_WHAT NEEDS TO BE DONE_:
Reproduce all of the data below without alteration; exclude every picture.

_RAW DATA_:
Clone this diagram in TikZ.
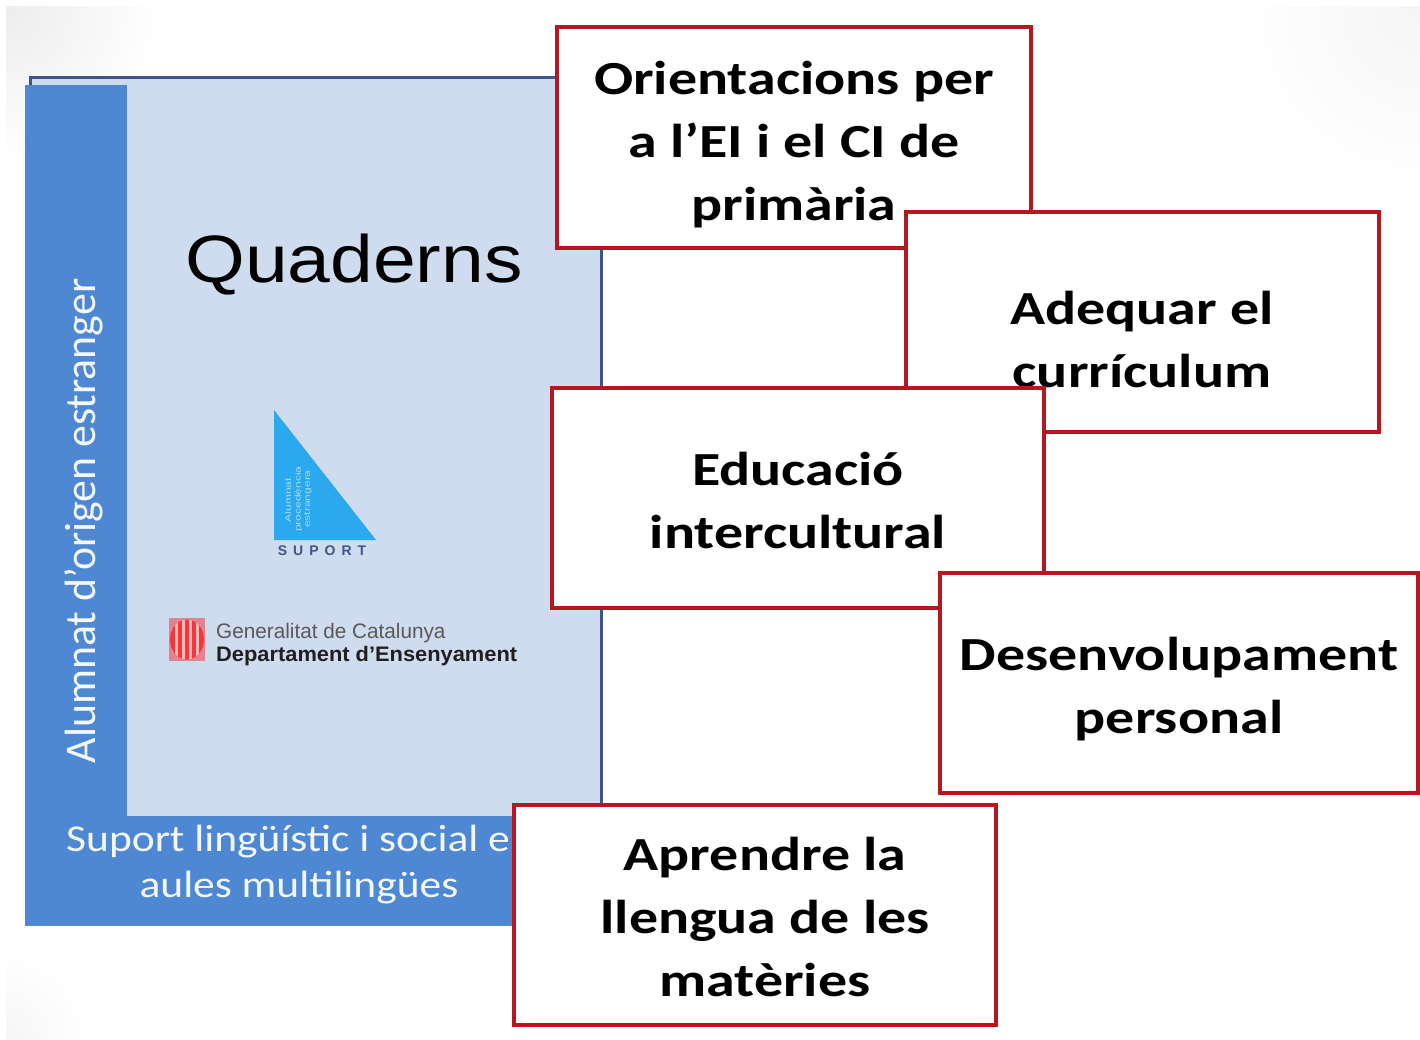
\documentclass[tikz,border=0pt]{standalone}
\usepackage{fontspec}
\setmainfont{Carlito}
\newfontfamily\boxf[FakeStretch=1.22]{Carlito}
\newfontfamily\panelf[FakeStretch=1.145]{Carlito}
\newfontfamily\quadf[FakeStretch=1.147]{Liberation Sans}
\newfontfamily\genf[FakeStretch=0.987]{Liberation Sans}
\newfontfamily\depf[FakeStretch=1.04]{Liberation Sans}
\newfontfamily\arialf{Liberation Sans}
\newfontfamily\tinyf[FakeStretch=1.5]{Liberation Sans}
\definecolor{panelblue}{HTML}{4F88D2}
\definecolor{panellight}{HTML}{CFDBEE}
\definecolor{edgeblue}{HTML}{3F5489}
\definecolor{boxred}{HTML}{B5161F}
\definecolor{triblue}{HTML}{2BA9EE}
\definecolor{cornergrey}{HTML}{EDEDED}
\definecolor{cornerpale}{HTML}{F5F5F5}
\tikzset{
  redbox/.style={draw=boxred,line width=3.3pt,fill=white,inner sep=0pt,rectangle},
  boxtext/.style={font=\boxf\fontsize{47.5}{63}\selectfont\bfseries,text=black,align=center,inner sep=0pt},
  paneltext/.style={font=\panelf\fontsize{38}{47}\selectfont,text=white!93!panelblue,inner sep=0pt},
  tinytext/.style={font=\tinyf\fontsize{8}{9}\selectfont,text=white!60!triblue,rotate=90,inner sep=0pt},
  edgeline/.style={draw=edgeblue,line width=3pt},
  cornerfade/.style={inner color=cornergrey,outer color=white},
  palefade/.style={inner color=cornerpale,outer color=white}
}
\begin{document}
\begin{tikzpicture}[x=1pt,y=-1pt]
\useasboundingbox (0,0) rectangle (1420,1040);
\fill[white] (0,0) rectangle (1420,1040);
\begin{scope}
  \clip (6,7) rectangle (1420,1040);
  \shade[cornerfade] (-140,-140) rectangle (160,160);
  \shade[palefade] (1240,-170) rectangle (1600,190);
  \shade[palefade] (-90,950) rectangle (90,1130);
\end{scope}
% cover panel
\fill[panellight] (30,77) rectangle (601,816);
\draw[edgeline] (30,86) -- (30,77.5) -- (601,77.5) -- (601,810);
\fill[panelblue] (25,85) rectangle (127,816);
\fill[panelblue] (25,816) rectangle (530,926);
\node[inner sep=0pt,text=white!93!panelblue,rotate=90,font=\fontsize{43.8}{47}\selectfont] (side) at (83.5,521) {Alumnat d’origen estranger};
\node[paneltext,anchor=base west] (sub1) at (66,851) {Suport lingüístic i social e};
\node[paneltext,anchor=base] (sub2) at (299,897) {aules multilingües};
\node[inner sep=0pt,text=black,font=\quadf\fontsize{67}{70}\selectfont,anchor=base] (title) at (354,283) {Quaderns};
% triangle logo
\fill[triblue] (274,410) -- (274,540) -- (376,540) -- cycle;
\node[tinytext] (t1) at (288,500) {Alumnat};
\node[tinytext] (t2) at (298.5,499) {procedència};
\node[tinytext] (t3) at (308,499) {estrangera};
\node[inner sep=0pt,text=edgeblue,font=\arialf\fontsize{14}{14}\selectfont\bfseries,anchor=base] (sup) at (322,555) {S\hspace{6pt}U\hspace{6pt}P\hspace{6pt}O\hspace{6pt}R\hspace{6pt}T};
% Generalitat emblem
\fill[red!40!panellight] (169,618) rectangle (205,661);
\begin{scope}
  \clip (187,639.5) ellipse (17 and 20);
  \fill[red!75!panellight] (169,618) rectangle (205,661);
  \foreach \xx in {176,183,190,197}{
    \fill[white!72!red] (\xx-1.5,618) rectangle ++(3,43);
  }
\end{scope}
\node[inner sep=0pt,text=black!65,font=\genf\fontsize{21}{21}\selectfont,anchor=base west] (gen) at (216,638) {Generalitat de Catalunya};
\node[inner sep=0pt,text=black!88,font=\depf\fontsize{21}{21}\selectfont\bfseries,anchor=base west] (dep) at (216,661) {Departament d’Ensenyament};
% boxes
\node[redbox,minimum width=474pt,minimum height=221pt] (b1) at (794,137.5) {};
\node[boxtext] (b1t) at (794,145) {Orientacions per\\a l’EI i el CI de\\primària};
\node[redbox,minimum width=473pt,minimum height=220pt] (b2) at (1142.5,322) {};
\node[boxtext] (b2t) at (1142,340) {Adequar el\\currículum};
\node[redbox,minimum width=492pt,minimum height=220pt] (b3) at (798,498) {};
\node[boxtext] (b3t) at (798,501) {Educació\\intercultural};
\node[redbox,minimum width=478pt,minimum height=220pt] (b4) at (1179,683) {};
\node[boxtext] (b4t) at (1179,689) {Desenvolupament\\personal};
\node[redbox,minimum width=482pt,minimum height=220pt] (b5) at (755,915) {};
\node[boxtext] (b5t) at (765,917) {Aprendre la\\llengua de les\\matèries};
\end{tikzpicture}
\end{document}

_RESPONSE TO THIS TASK_:
Clone this diagram in TikZ.
\documentclass[tikz,border=0pt]{standalone}
\usepackage{fontspec}
\setmainfont{Carlito}
\newfontfamily\boxf[FakeStretch=1.22]{Carlito}
\newfontfamily\panelf[FakeStretch=1.145]{Carlito}
\newfontfamily\quadf[FakeStretch=1.147]{Liberation Sans}
\newfontfamily\genf[FakeStretch=0.987]{Liberation Sans}
\newfontfamily\depf[FakeStretch=1.04]{Liberation Sans}
\newfontfamily\arialf{Liberation Sans}
\newfontfamily\tinyf[FakeStretch=1.5]{Liberation Sans}
\definecolor{panelblue}{HTML}{4F88D2}
\definecolor{panellight}{HTML}{CFDBEE}
\definecolor{edgeblue}{HTML}{3F5489}
\definecolor{boxred}{HTML}{B5161F}
\definecolor{triblue}{HTML}{2BA9EE}
\definecolor{cornergrey}{HTML}{EDEDED}
\definecolor{cornerpale}{HTML}{F5F5F5}
\tikzset{
  redbox/.style={draw=boxred,line width=3.3pt,fill=white,inner sep=0pt,rectangle},
  boxtext/.style={font=\boxf\fontsize{47.5}{63}\selectfont\bfseries,text=black,align=center,inner sep=0pt},
  paneltext/.style={font=\panelf\fontsize{38}{47}\selectfont,text=white!93!panelblue,inner sep=0pt},
  tinytext/.style={font=\tinyf\fontsize{8}{9}\selectfont,text=white!60!triblue,rotate=90,inner sep=0pt},
  edgeline/.style={draw=edgeblue,line width=3pt},
  cornerfade/.style={inner color=cornergrey,outer color=white},
  palefade/.style={inner color=cornerpale,outer color=white}
}
\begin{document}
\begin{tikzpicture}[x=1pt,y=-1pt]
\useasboundingbox (0,0) rectangle (1420,1040);
\fill[white] (0,0) rectangle (1420,1040);
\begin{scope}
  \clip (6,7) rectangle (1420,1040);
  \shade[cornerfade] (-140,-140) rectangle (160,160);
  \shade[palefade] (1240,-170) rectangle (1600,190);
  \shade[palefade] (-90,950) rectangle (90,1130);
\end{scope}
% cover panel
\fill[panellight] (30,77) rectangle (601,816);
\draw[edgeline] (30,86) -- (30,77.5) -- (601,77.5) -- (601,810);
\fill[panelblue] (25,85) rectangle (127,816);
\fill[panelblue] (25,816) rectangle (530,926);
\node[inner sep=0pt,text=white!93!panelblue,rotate=90,font=\fontsize{43.8}{47}\selectfont] (side) at (83.5,521) {Alumnat d’origen estranger};
\node[paneltext,anchor=base west] (sub1) at (66,851) {Suport lingüístic i social e};
\node[paneltext,anchor=base] (sub2) at (299,897) {aules multilingües};
\node[inner sep=0pt,text=black,font=\quadf\fontsize{67}{70}\selectfont,anchor=base] (title) at (354,283) {Quaderns};
% triangle logo
\fill[triblue] (274,410) -- (274,540) -- (376,540) -- cycle;
\node[tinytext] (t1) at (288,500) {Alumnat};
\node[tinytext] (t2) at (298.5,499) {procedència};
\node[tinytext] (t3) at (308,499) {estrangera};
\node[inner sep=0pt,text=edgeblue,font=\arialf\fontsize{14}{14}\selectfont\bfseries,anchor=base] (sup) at (322,555) {S\hspace{6pt}U\hspace{6pt}P\hspace{6pt}O\hspace{6pt}R\hspace{6pt}T};
% Generalitat emblem
\fill[red!40!panellight] (169,618) rectangle (205,661);
\begin{scope}
  \clip (187,639.5) ellipse (17 and 20);
  \fill[red!75!panellight] (169,618) rectangle (205,661);
  \foreach \xx in {176,183,190,197}{
    \fill[white!72!red] (\xx-1.5,618) rectangle ++(3,43);
  }
\end{scope}
\node[inner sep=0pt,text=black!65,font=\genf\fontsize{21}{21}\selectfont,anchor=base west] (gen) at (216,638) {Generalitat de Catalunya};
\node[inner sep=0pt,text=black!88,font=\depf\fontsize{21}{21}\selectfont\bfseries,anchor=base west] (dep) at (216,661) {Departament d’Ensenyament};
% boxes
\node[redbox,minimum width=474pt,minimum height=221pt] (b1) at (794,137.5) {};
\node[boxtext] (b1t) at (794,145) {Orientacions per\\a l’EI i el CI de\\primària};
\node[redbox,minimum width=473pt,minimum height=220pt] (b2) at (1142.5,322) {};
\node[boxtext] (b2t) at (1142,340) {Adequar el\\currículum};
\node[redbox,minimum width=492pt,minimum height=220pt] (b3) at (798,498) {};
\node[boxtext] (b3t) at (798,501) {Educació\\intercultural};
\node[redbox,minimum width=478pt,minimum height=220pt] (b4) at (1179,683) {};
\node[boxtext] (b4t) at (1179,689) {Desenvolupament\\personal};
\node[redbox,minimum width=482pt,minimum height=220pt] (b5) at (755,915) {};
\node[boxtext] (b5t) at (765,917) {Aprendre la\\llengua de les\\matèries};
\end{tikzpicture}
\end{document}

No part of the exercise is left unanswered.